* Dataset section:
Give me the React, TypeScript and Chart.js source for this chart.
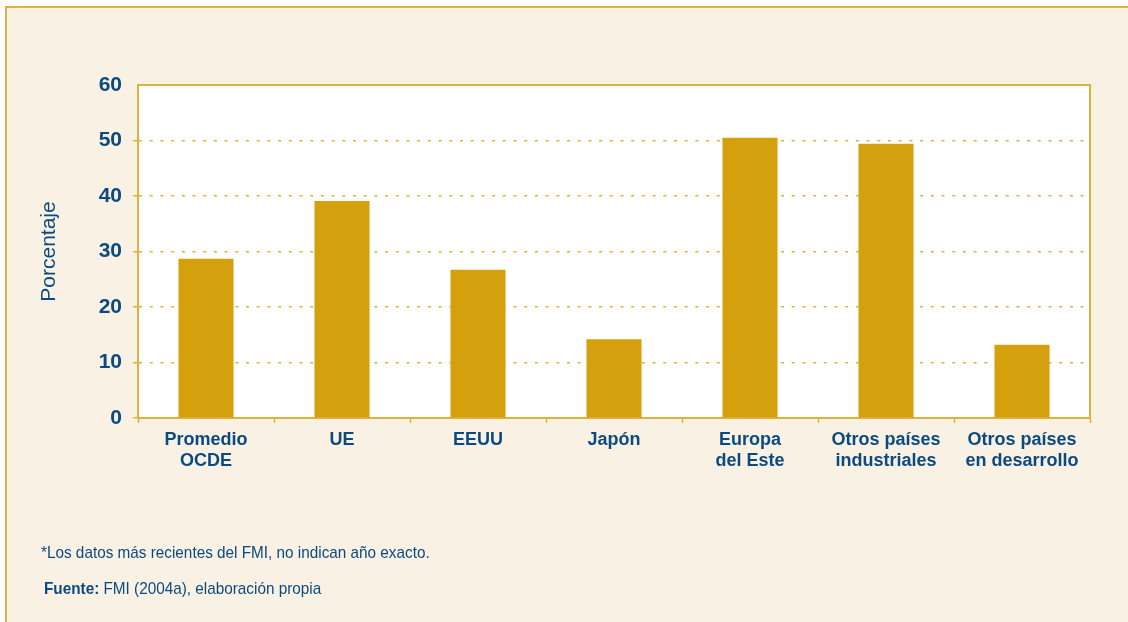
import React, { useEffect, useRef } from "react";
import { Chart, registerables } from "chart.js";

Chart.register(...registerables);

const categories: (string | string[])[] = [
  ["Promedio", "OCDE"],
  "UE",
  "EEUU",
  "Japón",
  ["Europa", "del Este"],
  ["Otros países", "industriales"],
  ["Otros países", "en desarrollo"],
];
const values: number[] = [28.7, 39.1, 26.7, 14.2, 50.5, 49.4, 13.2];
const yTicks: number[] = [0, 10, 20, 30, 40, 50, 60];
const yTitle = "Porcentaje";
const footnote = "*Los datos más recientes del FMI, no indican año exacto.";
const sourceLabel = "Fuente:";
const sourceText = " FMI (2004a), elaboración propia";

const NAVY = "#0B4A80";
const GOLD = "#D4A00E";
const LINE = "#E0B23C";
const CREAM = "#F9F1E3";
const SANS = "'Liberation Sans', Arial, sans-serif";

const plotFrame = {
  id: "plotFrame",
  beforeDraw(chart: any) {
    const { ctx, chartArea: a } = chart;
    ctx.save();
    ctx.fillStyle = "#FFFFFF";
    ctx.fillRect(a.left, a.top, a.right - a.left, a.bottom - a.top);
    ctx.restore();
  },
  afterDraw(chart: any) {
    const { ctx, chartArea: a } = chart;
    ctx.save();
    ctx.strokeStyle = LINE;
    ctx.lineWidth = 2;
    ctx.beginPath();
    ctx.moveTo(a.left, a.top);
    ctx.lineTo(a.right, a.top);
    ctx.lineTo(a.right, a.bottom);
    ctx.stroke();
    ctx.restore();
  },
};

export default function App() {
  const ref = useRef<HTMLCanvasElement | null>(null);

  useEffect(() => {
    if (!ref.current) return;
    const chart = new Chart(ref.current, {
      type: "bar",
      data: {
        labels: categories,
        datasets: [
          {
            data: values,
            backgroundColor: GOLD,
            borderWidth: 0,
            barPercentage: 0.405,
            categoryPercentage: 1,
          },
        ],
      },
      options: {
        responsive: false,
        animation: false,
        events: [],
        layout: { padding: { left: 28, top: 85, right: 38, bottom: 104 } },
        plugins: { legend: { display: false }, tooltip: { enabled: false } },
        scales: {
          x: {
            afterFit: (s: any) => {
              s.height = 100;
            },
            grid: {
              display: true,
              drawOnChartArea: false,
              drawTicks: true,
              tickLength: 5,
              tickColor: LINE,
              tickWidth: 1.5,
              offset: true,
            },
            border: { display: true, color: LINE, width: 2 },
            ticks: {
              color: NAVY,
              font: { family: SANS, size: 18, weight: "bold", lineHeight: 1.2 },
              padding: 6,
              maxRotation: 0,
              autoSkip: false,
            },
          },
          y: {
            min: 0,
            max: 60,
            afterFit: (s: any) => {
              s.width = 110;
            },
            afterBuildTicks: (s: any) => {
              s.ticks = yTicks.map((v) => ({ value: v }));
            },
            grid: {
              color: (c: any) => (c.tick && (c.tick.value === 60 || c.tick.value === 0) ? "rgba(0,0,0,0)" : LINE),
              lineWidth: 1.5,
              drawTicks: true,
              tickLength: 5,
              tickColor: (c: any) => (c.tick && c.tick.value === 60 ? "rgba(0,0,0,0)" : LINE),
              tickWidth: 1.5,
              tickBorderDash: [],
            },
            border: { display: true, color: LINE, width: 2, dash: [3, 7.7] },
            ticks: {
              color: NAVY,
              font: { family: SANS, size: 21, weight: "bold" },
              padding: 11,
            },
            title: {
              display: true,
              text: yTitle,
              color: NAVY,
              font: { family: SANS, size: 21, weight: "normal" },
              padding: { top: 9, bottom: 0 },
            },
          },
        },
      },
      plugins: [plotFrame],
    });
    return () => chart.destroy();
  }, []);

  const noteStyle: React.CSSProperties = {
    position: "absolute",
    fontFamily: SANS,
    fontSize: 17,
    lineHeight: "16px",
    color: NAVY,
    whiteSpace: "nowrap",
    transform: "scaleX(0.9)",
    transformOrigin: "left top",
  };

  return (
    <div style={{ position: "fixed", left: 0, top: 0, width: 1128, height: 622, background: "#FFFFFF", overflow: "hidden" }}>
      <div
        style={{
          position: "absolute",
          left: 5,
          top: 6,
          right: 0,
          bottom: 0,
          background: CREAM,
          borderTop: `2px solid ${LINE}`,
          borderLeft: `2px solid ${LINE}`,
        }}
      />
      <canvas ref={ref} width={1128} height={622} style={{ position: "absolute", left: 0, top: 0, width: 1128, height: 622 }} />
      <div style={{ ...noteStyle, left: 41, top: 545 }}>{footnote}</div>
      <div style={{ ...noteStyle, left: 44, top: 581 }}>
        <b>{sourceLabel}</b>
        {sourceText}
      </div>
    </div>
  );
}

* Set problem: Only lines belong in the copy: transcribe those from the start of the data through the line that contains "const ref = useRef<HTMLCanvasElement", and skip the pictures.

* Output:
Give me the React, TypeScript and Chart.js source for this chart.
import React, { useEffect, useRef } from "react";
import { Chart, registerables } from "chart.js";

Chart.register(...registerables);

const categories: (string | string[])[] = [
  ["Promedio", "OCDE"],
  "UE",
  "EEUU",
  "Japón",
  ["Europa", "del Este"],
  ["Otros países", "industriales"],
  ["Otros países", "en desarrollo"],
];
const values: number[] = [28.7, 39.1, 26.7, 14.2, 50.5, 49.4, 13.2];
const yTicks: number[] = [0, 10, 20, 30, 40, 50, 60];
const yTitle = "Porcentaje";
const footnote = "*Los datos más recientes del FMI, no indican año exacto.";
const sourceLabel = "Fuente:";
const sourceText = " FMI (2004a), elaboración propia";

const NAVY = "#0B4A80";
const GOLD = "#D4A00E";
const LINE = "#E0B23C";
const CREAM = "#F9F1E3";
const SANS = "'Liberation Sans', Arial, sans-serif";

const plotFrame = {
  id: "plotFrame",
  beforeDraw(chart: any) {
    const { ctx, chartArea: a } = chart;
    ctx.save();
    ctx.fillStyle = "#FFFFFF";
    ctx.fillRect(a.left, a.top, a.right - a.left, a.bottom - a.top);
    ctx.restore();
  },
  afterDraw(chart: any) {
    const { ctx, chartArea: a } = chart;
    ctx.save();
    ctx.strokeStyle = LINE;
    ctx.lineWidth = 2;
    ctx.beginPath();
    ctx.moveTo(a.left, a.top);
    ctx.lineTo(a.right, a.top);
    ctx.lineTo(a.right, a.bottom);
    ctx.stroke();
    ctx.restore();
  },
};

export default function App() {
  const ref = useRef<HTMLCanvasElement | null>(null);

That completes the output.